In retrospect, Benny Andersson has stated that the writing of "Sunny Girl" made him physically feel good inside, and made him believe in himself as a serious songwriter after it reached number 1 on Tio i Topp. Realizing that it had reached number 1, he started crying. On a bench in a dressing room in Kungsbacka, Andersson decided to dedicate his life to songwriting after this. He has stated that the feeling of physical gratification has been achieved every time he writes a song, ever since "Sunny Girl". Andersson stated that "Sunny Girl" was the first song which he wrote that he considered good, as opposed to "No Response" which he considered throwaway. In a review for his Andersson's 2017 solo album Piano, Jens Peterson of Aftonbladet writes that "Sunny Girl" easily could have been included on the album as it fits right in with the moody, baroque melodies present on the album.

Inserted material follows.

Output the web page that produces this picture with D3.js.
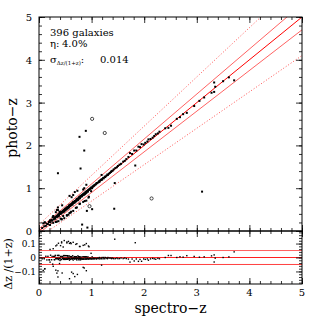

"Sunny Girl" caused a resurgence in Hep Stars popularity, gaining them their first number 1 since "Bald Headed Woman", and led the following singles "Wedding", "Consolation" and "Malaika" to also reach number 1. However, Andersson has stated that he was not satisfied with the lyrics, which he comprehends as misogynic. Nonetheless, "Sunny Girl" became a huge hit, and is together with "Cadillac" and "I Natt Jag Drömde" considered to be Hep Stars signature songs. Svenne Hedlund, Hep Stars frontman and lead singer, has on multiple occasions stated that "Sunny Girl" was his favorite recording by Hep Stars. Although not released on the original version, "Sunny Girl" was issued on the 1996 remaster of their eponymous second studio album (and third overall released) The Hep Stars.

== Personnel ==

=== Hep Stars ===
- Svenne Hedlund – lead vocals
- Janne Frisk – guitar, backing vocals
- Lennart Hegland – backing vocals
- Benny Andersson – spinett
- Christer Pettersson – tambourine

=== Additional personnel ===
- Lennart Fernholm – bass guitar
- Gert Palmcrantz – producer

== Chart positions ==

=== Weekly charts ===

| Chart (1966) | Peak position |
|---|---|
| Sweden (Kvällstoppen) | 1 |
| Sweden (Tio i Topp)" | 1 |
| Norway (VG-lista) | 4 |
| Finland (The Official Finnish Charts) | 10 |

| Chart (1968) | Peak position |
|---|---|
| Netherlands (Single Top 100) | 4 |

===All-time charts===

| Chart | Rank |
|---|---|
| Netherlands (Single Top 100) | 5706 |

== Covers ==
- The same year, a recording by Hootenanny Singers was released on their album Många ansikten/Many Faces in October 1966, in one of the earliest collaborations between Benny Andersson and Björn Ulvaeus, who would later give "No Time" to Hep Stars, which they recorded for their third album The Hep Stars in late 1966.
- Another Swedish rock band, the Telstars, recorded the song and released it as a single in mid-1966 with the alternate title "Fröken Sunny Girl" ("miss Sunny Girl"), with "En Liten Snobb", (a Swedish translation of the Kinks "Dedicated Follower of Fashion") as the B-side. This release charted on Svensktoppen on 17 September 1966 at a position of number 10, which it held for one week before being replaced by "Kristallen den fina" by the Wayfarers.